Apply this principle:

  • When contributing code changes to Hudi and needing to test within the Docker demo environment
  • When customizing the demo environment (e.g., adding additional libraries or configuration)
  • When the pre-built images on Docker Hub do not match the branch or version being developed
  • When building images for non-amd64 architectures (e.g., Apple Silicon / arm64)

Theoretical Basis

Docker Image Layering:

Docker images are built from a series of read-only layers, each representing a filesystem change introduced by a Dockerfile instruction. The Hudi images exploit this layering for efficiency: the base image installs the JDK and Hadoop, and all downstream images (FROM apachehudi/hudi-hadoop_3.3.4-base) inherit those layers without duplication. This reduces total disk usage and speeds up builds when only upper layers change.

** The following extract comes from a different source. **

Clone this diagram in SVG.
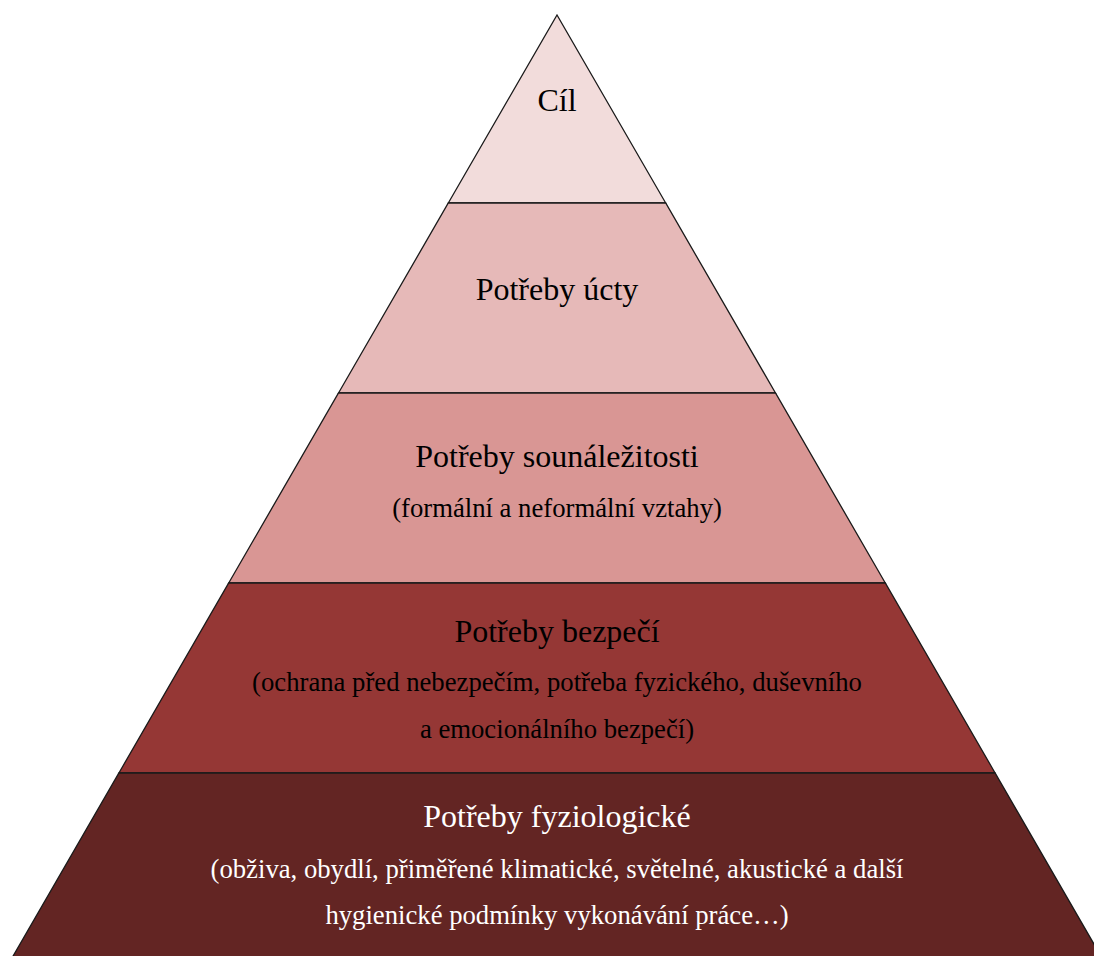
<svg xmlns="http://www.w3.org/2000/svg" width="1094" height="956" viewBox="0 0 1094 956">
<style>
.layer{stroke:#1a1a1a;stroke-width:1.3;stroke-linejoin:miter}
.h{font-family:"Liberation Serif","Times New Roman",serif;font-size:32px;text-anchor:middle}
.s{font-family:"Liberation Serif","Times New Roman",serif;font-size:26.7px;text-anchor:middle}
.dark{fill:#000}
.light{fill:#fff}
</style>
<rect x="0" y="0" width="1094" height="956" fill="#fff"/>
<g id="level-5">
<polygon class="layer" fill="#F2DCDB" points="557,15 665.7,203 448.3,203"/>
<text class="h dark" x="557" y="111">Cíl</text>
</g>
<g id="level-4">
<polygon class="layer" fill="#E6B9B8" points="448.3,203 665.7,203 775.5,393 338.5,393"/>
<text class="h dark" x="557" y="300">Potřeby úcty</text>
</g>
<g id="level-3">
<polygon class="layer" fill="#D99694" points="338.5,393 775.5,393 885.3,583 228.7,583"/>
<text class="h dark" x="557" y="467">Potřeby sounáležitosti</text>
<text class="s dark" x="557" y="517">(formální a neformální vztahy)</text>
</g>
<g id="level-2">
<polygon class="layer" fill="#953735" points="228.7,583 885.3,583 995.1,773 118.9,773"/>
<text class="h dark" x="557" y="642">Potřeby bezpečí</text>
<text class="s dark" x="557" y="691">(ochrana před nebezpečím, potřeba fyzického, duševního</text>
<text class="s dark" x="557" y="738">a emocionálního bezpečí)</text>
</g>
<g id="level-1">
<polygon class="layer" fill="#632523" points="118.9,773 995.1,773 1103.2,960 10.8,960"/>
<text class="h light" x="557" y="827">Potřeby fyziologické</text>
<text class="s light" x="557" y="878">(obživa, obydlí, přiměřené klimatické, světelné, akustické a další</text>
<text class="s light" x="557" y="924">hygienické podmínky vykonávání práce…)</text>
</g>
<g id="connectors"></g>
</svg>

Multi-Architecture Support:

Modern container registries support multi-architecture manifests, allowing a single image tag to resolve to different platform-specific images. The Hudi build scripts detect the host architecture at build time:

ARCHITECTURE=$(uname -m)
case "$ARCHITECTURE" in
  x86_64|amd64) DOCKER_PLATFORM='linux/amd64' ;;
  aarch64|arm64) DOCKER_PLATFORM='linux/arm64' ;;
  *) echo "Unsupported architecture: $ARCHITECTURE"; exit 1 ;;
esac
export DOCKER_DEFAULT_PLATFORM="$DOCKER_PLATFORM"

This ensures images are built natively for the host platform, avoiding the performance overhead of emulation through QEMU.

Dual Tagging Strategy:

Each image receives both a latest tag and a versioned tag (e.g., 1.1.0). The latest tag provides a stable reference for compose files and scripts, while the versioned tag provides immutable references for reproducible deployments and CI/CD pipelines. This dual-tagging pattern is a Docker best practice that balances convenience with reproducibility.

Build vs. Pull Trade-off:

Building images locally takes several minutes but guarantees the images contain the exact code being developed. Pulling pre-built images from Docker Hub is faster but only provides released versions. The setup_demo.sh script's dev flag bridges this gap: when set, it skips the pull step and uses locally-built images instead.